Both scattering equations rely on similar -but not identical- inputs. To calculate b_{sp, IMP calc} we require aerosol sulfate and (Teflon-captured) nitrate concentrations SO4 and NO3 and total aerosol ammonium [NH4]. Ammonium nitrate (ANO3) and ammonium sulfate (ASO4) are then obtained implicitly via

[ANO3] = [NO3] + 18/62*[NO3]

[ASO4] = [SO4] + [NH4] - 18/62*[NO3]

Total organic carbon is measured and converted to total organic matter. LAC is identical to elemental carbon and soil is given in EC's data sheets (see list of assumptions below)

To calculate b_{sp, IMP calc} we require total nitrate (gaseous as well as aerosol) and total ammonia/ammonium. We need total sulfate as well, but assume this is identical with aerosol sulfate. The ISORROPIA model then requires knowledge of the ions Cl, K, Ca, and Mg (these may be high near coastal regions).

A few other assumptions made in both systems (ISORROPIA and IMPROVE)

1. No change in particle density. This isn't a perfect assumption since wet particles tend to weight more than dry ones (pure water has a density of 1.0 and sulphuric acid is 1.8; real aerosols lie between these values and approach unity as RH increases).

2. Particle count remains constant. In other words the number density does not change as particles grow in size (which leads to more surface area). This is a reasonable assumption over short time scales, however in time particles can conglomerate.

3. No change in index of refraction. I had mentioned before that b_ext  ~ [(m² - 1)/(m² + 2)]² so that changes in m (complex index of refraction) could have a strong effect on the total scattering. On short time scales we expect these changes to be slight enough to ignore.

4. Other forms of scattering are relatively minor and can be tentatively ignored. That is, b_sp,calc is only based on organics and inorganic material,  light-absorbing carbon LAC (aka EC) and soil.  We neglect changes in gaseous NO2 as it affects aerosol composition.

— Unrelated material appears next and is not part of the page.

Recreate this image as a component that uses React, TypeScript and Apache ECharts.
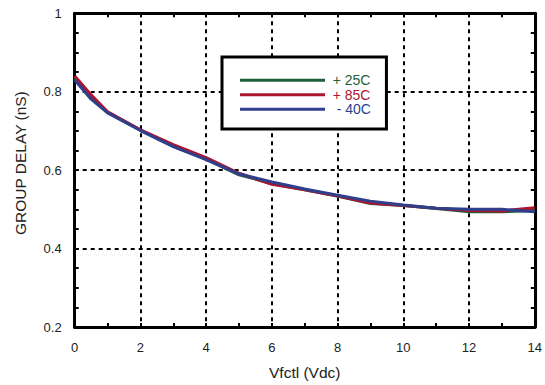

5. As recommended by Environment Canada, total particulate organic matter (POM) is obtained by multiplying the measured organic matter (OM) by 1.9.


6. Also recommended by EC, we assume aerosol soil remains constant at 0.45 ug/m3 (based on their speciation measurements). Soil could alternatively be estimated from four major soil components

[Soil] = 2.2[Al]+2.49[Si]+1.63[Ca]+2.42[Fe]+1.94[Ti]

Finally, some results:

A single day of replicated nephelometer scattering. The red line is an attempt to mimmic the blue line. The relative differences are taken to be changes in actual PM2.5 levels (overlaid in this plot).

This is how well the hourly PM2.5 is mimicked on this particular sampling day in Abbotsford (May 31, 2009)

Hourly PM2.5 sampling error averaged for matched hours from 35 sampling days spread over one year. No special hours of day in which errors increase or decrease

From the graph above you can tell there is little difference between either the purely empirical or semi-empirical approach (which is actually a good sign). The only issue is that Abbotsford isn't much of a stress test for our simulations; the weather is fairly mild and temperatures vary little year-round. As can be seen below, errors remain under control for any humidity below 96% (empirical bscat is not reported for 96-100% RH, hence variation above this threshold is unknown). 

The SPARTAN program is designed for coastal environments, so that means very hot/cold weather swings are not a significant concern. Yet I'm still hoping to see what happens in dry, dusty places like Saharan landscapes or with wild temperature swings in Siberian-type landlocked zones.